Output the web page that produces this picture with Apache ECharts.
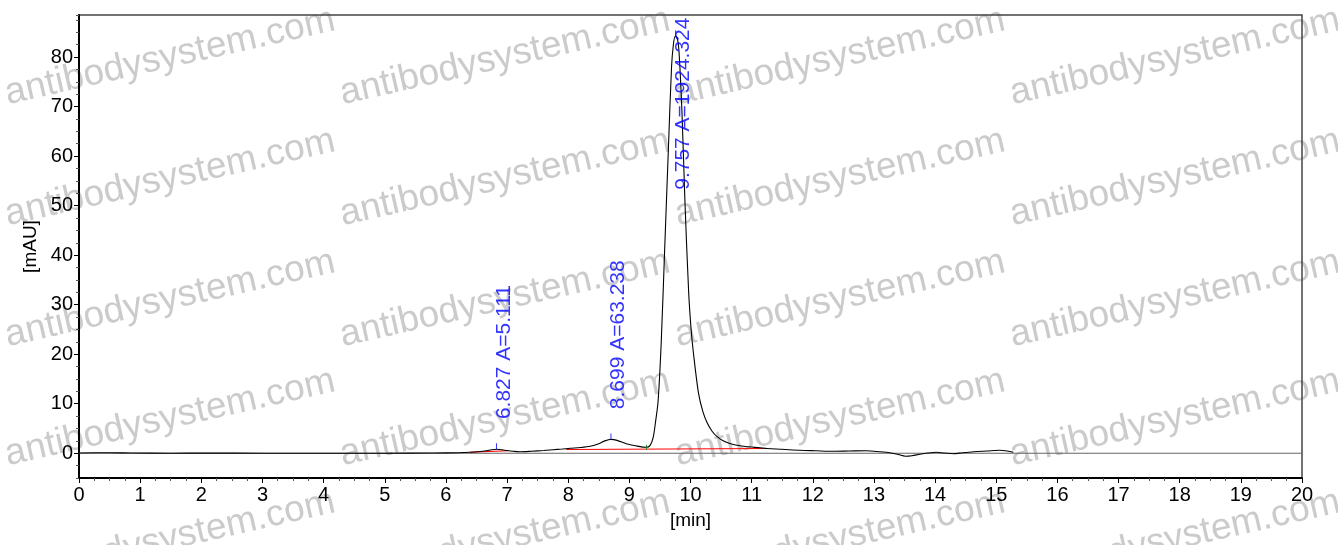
<!DOCTYPE html>
<html>
<head>
<meta charset="utf-8">
<script src="https://cdn.jsdelivr.net/npm/echarts@6/dist/echarts.min.js"></script>
<style>
html,body{margin:0;padding:0;background:#fff;}
#c{width:1338px;height:545px;}
</style>
</head>
<body>
<div id="c"></div>
<script>
// Chromatogram trace: retention time [min] and absorbance [mAU]
const traceTime = [0, 0.5, 0.85, 1.5, 2.1, 3, 4, 5, 5.8, 6.2, 6.4, 6.6, 6.75, 6.83, 6.92, 7.0, 7.1, 7.21, 7.4, 7.6, 7.75, 7.9, 8.03, 8.2, 8.36, 8.5, 8.6, 8.7, 8.8, 8.95, 9.1, 9.28, 9.34, 9.39, 9.43, 9.47, 9.52, 9.58, 9.64, 9.69, 9.72, 9.75, 9.78, 9.81, 9.86, 9.91, 9.97, 10.01, 10.05, 10.13, 10.2, 10.27, 10.35, 10.43, 10.55, 10.7, 10.9, 11.14, 11.25, 11.5, 11.79, 12.05, 12.33, 12.6, 12.88, 13.05, 13.2, 13.38, 13.52, 13.62, 13.75, 13.88, 14.02, 14.15, 14.3, 14.45, 14.63, 14.85, 15.06, 15.15, 15.28];
const traceValue = [0.05, 0.1, 0.05, 0, 0.05, 0, 0, 0, 0.05, 0.1, 0.2, 0.4, 0.7, 0.8, 0.7, 0.55, 0.4, 0.3, 0.4, 0.55, 0.7, 0.85, 1.0, 1.15, 1.4, 1.9, 2.5, 2.8, 2.6, 1.9, 1.5, 1.2, 1.6, 3.2, 6.5, 10.5, 22, 42, 62, 78, 82.5, 84.2, 84, 81.5, 69, 50.5, 32.5, 25, 20, 12.2, 8.5, 6.2, 4.5, 3.4, 2.4, 1.75, 1.35, 1.1, 0.95, 0.8, 0.6, 0.5, 0.4, 0.45, 0.5, 0.35, 0.2, -0.2, -0.6, -0.5, -0.2, 0.05, 0.2, 0.05, -0.1, 0.1, 0.3, 0.45, 0.6, 0.5, 0.2];

// Integration baselines (red)
const baseline1Time = [6.39, 7.02];
const baseline1Value = [0.2, 0.5];
const baseline2Time = [7.97, 11.19];
const baseline2Value = [0.75, 0.95];

// Peaks
const peakRT = [6.827, 8.699, 9.757];
const peakArea = ['5.111', '63.238', '1924.324'];
const peakApex = [0.8, 2.8, 84.2];
const labelStart = [6.8, 8.8, 53.1];

// Peak end marker (green)
const markerTime = [9.28];
const markerValue = [1.2];

// Zero line
const zeroTime = [0, 20];
const zeroValue = [0, 0];

// Axis ticks
const xTicks = [0,1,2,3,4,5,6,7,8,9,10,11,12,13,14,15,16,17,18,19,20];
const yTicks = [0,10,20,30,40,50,60,70,80];

const zip = (a, b) => a.map((v, i) => [v, b[i]]);
const FONT = '"Liberation Sans", Arial, sans-serif';

// watermark
const wmCols = [170, 505, 840, 1175];
const wmRows = [57, 178, 299, 418, 539];
const graphics = [];
wmCols.forEach(cx => wmRows.forEach(cy => {
  graphics.push({
    type: 'text', x: cx, y: cy, rotation: 0.223, z: -10, silent: true,
    style: { text: 'antibodysystem.com', fill: '#cbcbcb', font: '37px ' + FONT,
             align: 'center', verticalAlign: 'middle' }
  });
}));

const chart = echarts.init(document.getElementById('c'), null, {renderer: 'canvas'});
chart.setOption({
  animation: false,
  backgroundColor: '#fff',
  graphic: graphics,
  grid: { left: 79, right: 36, top: 15, bottom: 67, show: true, borderColor: '#444', borderWidth: 1.5, backgroundColor: 'transparent' },
  xAxis: [{
    type: 'value', min: 0, max: 20, interval: 1,
    name: '[min]', nameLocation: 'middle', nameGap: 33,
    nameTextStyle: { fontFamily: FONT, fontSize: 19, color: '#000' },
    axisLine: { show: true, onZero: false, lineStyle: { color: '#000', width: 2 } },
    axisTick: { show: true, length: 5, lineStyle: { color: '#000' } },
    minorTick: { show: true, splitNumber: 4, length: 3, lineStyle: { color: '#555' } },
    splitLine: { show: false },
    axisLabel: { fontFamily: FONT, fontSize: 20, color: '#000', margin: 7,
      customValues: xTicks }
  }],
  yAxis: [{
    type: 'value', min: -5, max: 88.5, interval: 2.5,
    name: '[mAU]', nameLocation: 'middle', nameGap: 37, nameRotate: 90,
    nameTextStyle: { fontFamily: FONT, fontSize: 19, color: '#000' },
    axisLine: { show: true, onZero: false, lineStyle: { color: '#000', width: 2 } },
    axisTick: { show: true, length: 3, lineStyle: { color: '#555' } },
    splitLine: { show: false },
    axisLabel: { fontFamily: FONT, fontSize: 20, color: '#000', margin: 6,
      customValues: yTicks }
  }, {
    type: 'value', min: -5, max: 88.5, position: 'left', offset: 0,
    axisLine: { show: false },
    axisTick: { show: true, length: 5, lineStyle: { color: '#000' }, customValues: yTicks },
    axisLabel: { show: false },
    splitLine: { show: false }
  }],
  series: [
    {
      type: 'line', name: 'zero', data: zip(zeroTime, zeroValue), showSymbol: false,
      lineStyle: { color: '#666', width: 1.2 }, silent: true, z: 1
    },
    {
      type: 'line', name: 'trace', data: zip(traceTime, traceValue), showSymbol: false,
      smooth: 0.3, lineStyle: { color: '#000', width: 1.1 }, silent: true, z: 3
    },
    {
      type: 'line', name: 'base1', data: zip(baseline1Time, baseline1Value), showSymbol: false,
      lineStyle: { color: '#ff0000', width: 1 }, silent: true, z: 2
    },
    {
      type: 'line', name: 'base2', data: zip(baseline2Time, baseline2Value), showSymbol: false,
      lineStyle: { color: '#ff0000', width: 1 }, silent: true, z: 2
    },
    {
      type: 'scatter', name: 'apexTicks', data: zip(peakRT, peakApex),
      symbol: 'rect', symbolSize: [1, 6], symbolOffset: [0, -3],
      itemStyle: { color: '#0000ff' }, silent: true, z: 4
    },
    {
      type: 'scatter', name: 'marker', data: zip(markerTime, markerValue),
      symbol: 'rect', symbolSize: [1, 5], symbolOffset: [0, 0],
      itemStyle: { color: '#008000' }, silent: true, z: 4
    },
    {
      type: 'scatter', name: 'labels',
      data: peakRT.map((rt, i) => ({ value: [rt, labelStart[i]], name: rt.toFixed(3) + ' A=' + peakArea[i] })),
      symbolSize: 1, itemStyle: { color: 'rgba(0,0,0,0)' }, silent: true, z: 5,
      label: {
        show: true, rotate: 90, position: [8, 0], align: 'left', verticalAlign: 'middle',
        formatter: p => p.name, color: '#0000ff', fontFamily: FONT, fontSize: 21
      }
    }
  ]
});
</script>
</body>
</html>
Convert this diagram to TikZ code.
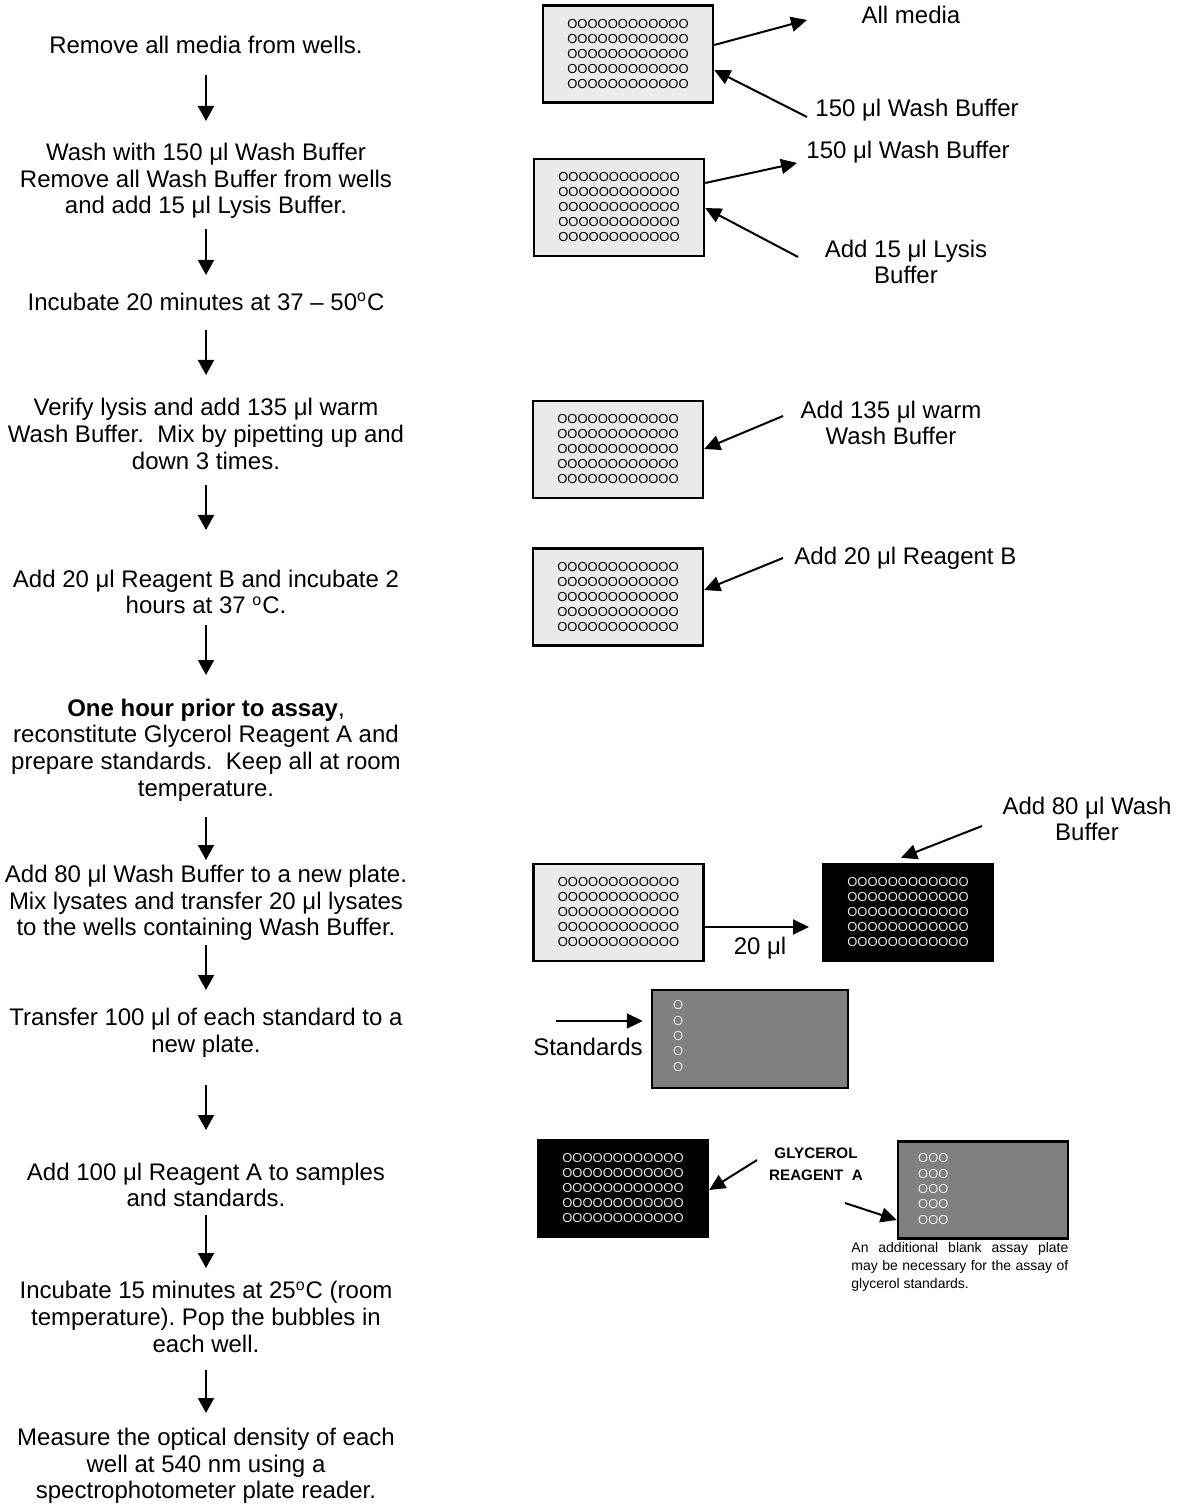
\documentclass[tikz,border=0pt]{standalone}
\usepackage{fontspec}
\setmainfont{Liberation Sans}
\usetikzlibrary{arrows.meta,calc}
\definecolor{platelight}{HTML}{EAEAEA}
\definecolor{plategray}{HTML}{808080}
\definecolor{wellwhite}{HTML}{E6E6E6}
\newcommand\wrow{OOOOOOOOOOOO}
\newcommand\wellsfull{\wrow\\\wrow\\\wrow\\\wrow\\\wrow}
\newcommand\degc{\textsuperscript{o}C}
\frenchspacing
\begin{document}
\begin{tikzpicture}[x=0.5pt,y=-0.5pt,
  stepnode/.style={font=\fontsize{12pt}{13.3pt}\selectfont, align=center, inner sep=0pt},
  lab/.style={font=\fontsize{12pt}{13.3pt}\selectfont, align=center, inner sep=0pt},
  flow/.style={-{Triangle[width=8pt,length=7.5pt]}, line width=1pt},
  ptr/.style={-{Triangle[width=7.5pt,length=8pt]}, line width=1pt},
  plate/.style={draw, line width=1.2pt, minimum width=85pt, minimum height=48.5pt, inner sep=0pt,
    font=\fontsize{6.5pt}{7.5pt}\selectfont, align=left},
  lightplate/.style={plate, fill=platelight, text=black},
  darkplate/.style={plate, fill=black, text=wellwhite},
  grayplate/.style={plate, fill=plategray},
  wells/.style={font=\fontsize{6.5pt}{7.7pt}\selectfont, align=left, inner sep=0pt, text=wellwhite},
]
\useasboundingbox (0,0) rectangle (1182,1507);

% ---------- left column ----------
\node[stepnode] (s1) at (206,45) {Remove all media from wells.};
\node[stepnode] (s2) at (206,181) {Wash with 150 μl Wash Buffer\\Remove all Wash Buffer from wells\\and add 15 μl Lysis Buffer.};
\node[stepnode] (s3) at (206,302) {Incubate 20 minutes at 37 – 50\degc};
\node[stepnode] (s4) at (206,434) {Verify lysis and add 135 μl warm\\Wash Buffer.~ Mix by pipetting up and\\down 3 times.};
\node[stepnode] (s5) at (206,592) {Add 20 μl Reagent B and incubate 2\\hours at 37 \degc.};
\node[stepnode] (s6) at (206,750) {\textbf{One hour prior to assay},\\reconstitute Glycerol Reagent A and\\prepare standards.~ Keep all at room\\temperature.};
\node[stepnode] (s7) at (206,903) {Add 80 μl Wash Buffer to a new plate.\\Mix lysates and transfer 20 μl lysates\\to the wells containing Wash Buffer.};
\node[stepnode] (s8) at (206,1033) {Transfer 100 μl of each standard to a\\new plate.};
\node[stepnode] (s9) at (206,1185) {Add 100 μl Reagent A to samples\\and standards.};
\node[stepnode] (s10) at (206,1317) {Incubate 15 minutes at 25\degc{} (room\\temperature). Pop the bubbles in\\each well.};
\node[stepnode] (s11) at (206,1466) {Measure the optical density of each\\well at 540 nm using a\\spectrophotometer plate reader.};

\draw[flow] (s1.south |- 0,75) -- (s2.north |- 0,121);
\draw[flow] (s2.south |- 0,229) -- (s3.north |- 0,275);
\draw[flow] (s3.south |- 0,330) -- (s4.north |- 0,375);
\draw[flow] (s4.south |- 0,485) -- (s5.north |- 0,530);
\draw[flow] (s5.south |- 0,625) -- (s6.north |- 0,675);
\draw[flow] (s6.south |- 0,817) -- (s7.north |- 0,860);
\draw[flow] (s7.south |- 0,945) -- (s8.north |- 0,990);
\draw[flow] (s8.south |- 0,1085) -- (s9.north |- 0,1130);
\draw[flow] (s9.south |- 0,1215) -- (s10.north |- 0,1268);
\draw[flow] (s10.south |- 0,1370) -- (s11.north |- 0,1413);

% ---------- plates ----------
\node[lightplate] (p1) at (628,54) {\wellsfull};
\node[lightplate] (p2) at (619,207.5) {\wellsfull};
\node[lightplate] (p3) at (618,449.5) {\wellsfull};
\node[lightplate] (p4) at (618,597) {\wellsfull};
\node[lightplate] (p5) at (618.5,912.5) {\wellsfull};
\node[darkplate] (p6) at (908,912.5) {\wellsfull};
\node[grayplate, minimum width=98pt, minimum height=49pt] (p7) at (750,1039) {};
\node[wells, anchor=west] (w7) at ($(p7.west)+(22,-3)$) {O\\O\\O\\O\\O};
\node[darkplate] (p8) at (623,1188.5) {\wellsfull};
\node[grayplate] (p9) at (983,1190) {};
\node[wells, anchor=west] (w9) at ($(p9.west)+(21,-1)$) {OOO\\OOO\\OOO\\OOO\\OOO};

% ---------- right labels ----------
\node[lab] (lAll) at (911,15) {All media};
\node[lab, anchor=west] (lW1) at (815,110) {150 μl Wash Buffer};
\node[lab, anchor=west] (lW2) at (806,152) {150 μl Wash Buffer};
\node[lab] (lLys) at (906,262) {Add 15 μl Lysis\\Buffer};
\node[lab] (l135) at (891,423) {Add 135 μl warm\\Wash Buffer};
\node[lab, anchor=west] (lB) at (794,558) {Add 20 μl Reagent B};
\node[lab] (l80) at (1087,819) {Add 80 μl Wash\\Buffer};
\node[lab] (l20) at (760,948) {20 μl};
\node[lab] (lStd) at (588,1047) {Standards};
\node[font=\bfseries\fontsize{7.6pt}{11pt}\selectfont, align=center, inner sep=0pt] (lGly) at (816,1164) {GLYCEROL\\REAGENT~ A};
\node[font=\fontsize{7pt}{9pt}\selectfont, text width=108.5pt, align=justify, inner sep=0pt, anchor=north west] (cap) at (851,1242)
  {An additional blank assay plate\linebreak may be necessary for the assay of\linebreak glycerol standards.};

% ---------- right connectors ----------
\coordinate (c1) at (807,20);
\coordinate (c2) at (807,117);
\coordinate (c3) at (797,163);
\coordinate (c4) at (798,257);
\coordinate (c5) at (783,416);
\coordinate (c6) at (783,558);
\coordinate (c7) at (809,927);
\coordinate (c8) at (982,826);
\coordinate (c9) at (556,1021);
\coordinate (c10) at (757,1160);
\coordinate (c11) at (845,1203);

\draw[ptr] (p1.east |- 0,45) -- (c1);
\draw[ptr] (c2) -- (p1.east |- 0,70);
\draw[ptr] (p2.east |- 0,183) -- (c3);
\draw[ptr] (c4) -- (p2.east |- 0,208);
\draw[ptr] (c5) -- (p3.east |- 0,449);
\draw[ptr] (c6) -- (p4.east |- 0,590);
\draw[ptr] (p5.east |- 0,927) -- (c7);
\draw[ptr] (c8) -- ($(p6.north)+(-7,-5)$);
\draw[ptr, shorten >=4pt] (c9) -- (p7.west |- 0,1021);
\draw[ptr] (c10) -- (p8.east |- 0,1190);
\draw[ptr] (c11) -- (p9.west |- 0,1220);
\end{tikzpicture}
\end{document}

TASK TO COMPLETE -
Starting at the line that contains "Convert this diagram to TikZ code." and ending at the line that contains "(0,0) rectangle (1182,1507);", give the lines again exactly. Do not include the pictures.

IN RESPONSE -
Convert this diagram to TikZ code.
\documentclass[tikz,border=0pt]{standalone}
\usepackage{fontspec}
\setmainfont{Liberation Sans}
\usetikzlibrary{arrows.meta,calc}
\definecolor{platelight}{HTML}{EAEAEA}
\definecolor{plategray}{HTML}{808080}
\definecolor{wellwhite}{HTML}{E6E6E6}
\newcommand\wrow{OOOOOOOOOOOO}
\newcommand\wellsfull{\wrow\\\wrow\\\wrow\\\wrow\\\wrow}
\newcommand\degc{\textsuperscript{o}C}
\frenchspacing
\begin{document}
\begin{tikzpicture}[x=0.5pt,y=-0.5pt,
  stepnode/.style={font=\fontsize{12pt}{13.3pt}\selectfont, align=center, inner sep=0pt},
  lab/.style={font=\fontsize{12pt}{13.3pt}\selectfont, align=center, inner sep=0pt},
  flow/.style={-{Triangle[width=8pt,length=7.5pt]}, line width=1pt},
  ptr/.style={-{Triangle[width=7.5pt,length=8pt]}, line width=1pt},
  plate/.style={draw, line width=1.2pt, minimum width=85pt, minimum height=48.5pt, inner sep=0pt,
    font=\fontsize{6.5pt}{7.5pt}\selectfont, align=left},
  lightplate/.style={plate, fill=platelight, text=black},
  darkplate/.style={plate, fill=black, text=wellwhite},
  grayplate/.style={plate, fill=plategray},
  wells/.style={font=\fontsize{6.5pt}{7.7pt}\selectfont, align=left, inner sep=0pt, text=wellwhite},
]
\useasboundingbox (0,0) rectangle (1182,1507);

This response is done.